The Final Rule contains a number of notable revisions and clarifications from the Federal Reserve’s rule as originally proposed (the “Proposed Rule”), including:
- Eliminating the Prior-Notice Requirement for Transactions that Do Not Cause a Financial Company to Exceed the Section 622 Concentration Limit: Under the Final Rule, financial companies are not required to provide written notice to the Federal Reserve in order to consummate a transaction that would cause the resulting financial company’s total consolidated liabilities to exceed eight percent of Total Financial Sector Liabilities immediately after consummation of the transaction, as would have been required under the Proposed Rule.
- Subjecting Controlled Merchant Banking Investments to the Section 622 Concentration Limit: The Final Rule, in a departure from the Proposed Rule, eliminates the exclusion of merchant banking acquisitions from the Section 622 Concentration Limit. As a result, a financial company would need to include relevant merchant banking investments that are “controlled” for bank regulatory purposes by the financial company in its calculation of its share of Total Financial Sector Liabilities and would be prohibited from making a controlling merchant banking investment if the investment would increase the financial company’s total consolidated liabilities above the 10 percent limit.
- Excluding Securitization Transactions from the Section 622 Concentration Limit: The Final Rule provides a new exception for certain securitization transactions by excluding from the definition of “covered acquisition” an acquisition of ownership or control of a company that is, or will be, an issuer of asset-backed securities (as defined in Section 3(a) of the Securities Exchange Act of 1934 (the “Exchange Act”)) so long as the financial company that retains an ownership interest in the company complies with the credit risk retention requirements of Section 941 of the Dodd-Frank Act.
- Introducing a General Consent Process for Approval of Certain De Minimis Transactions: In implementing Section 622’s exception for de minimis transactions, the Final Rule provides a general consent for transactions that result in an increase in a financial company’s total consolidated liabilities of less than $100 million, when aggregated with all other acquisitions by the financial company under this general consent authority during the preceding 12 months.

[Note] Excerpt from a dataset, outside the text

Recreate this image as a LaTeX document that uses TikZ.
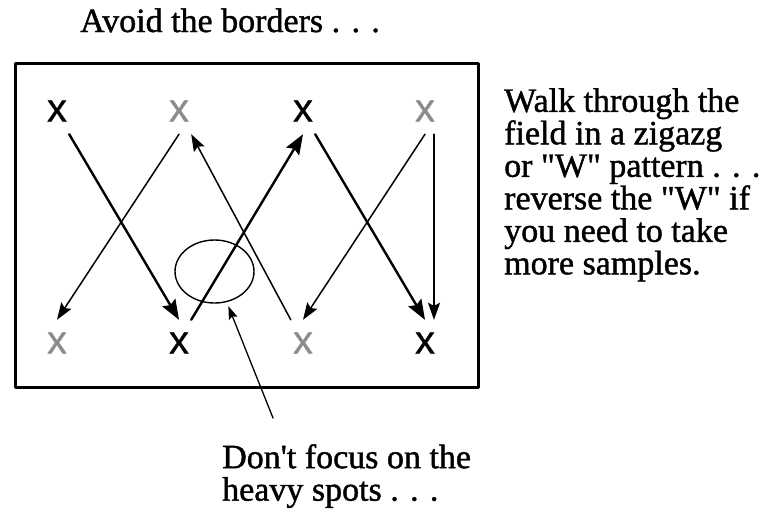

Transactions that exceed the $100 million threshold must receive advance approval from the Federal Reserve, and all de minimis transactions are subject to an aggregate cap of $2 billion over the preceding 12-month period.
- Adjusting the Calculation of Total Financial Sector Liabilities: The Final Rule provides adjustments to and clarifications of the Federal Reserve’s calculation of Total Financial Sector Liabilities, including that the Federal Reserve will calculate Total Financial Sector Liabilities for the initial compliance period beginning July 1, 2015 and ending June 30, 2016 (the “Initial Period”) using financial companies’ consolidated financial sector liabilities as of December 31, 2014, rather than as an average of the aggregate financial sector liabilities as of December 31, 2013 and December 31, 2014, as under the Proposed Rule. This change was in response to industry comment that it would be burdensome or impossible for certain financial companies that were not otherwise required to report this information as of December 31, 2013 to provide this data for purposes of Section 622. In all periods subsequent to the Initial Period, Total Financial Sector Liabilities will be calculated as the average of financial companies’ aggregate financial sector liabilities as of December 31 of each of the preceding two years.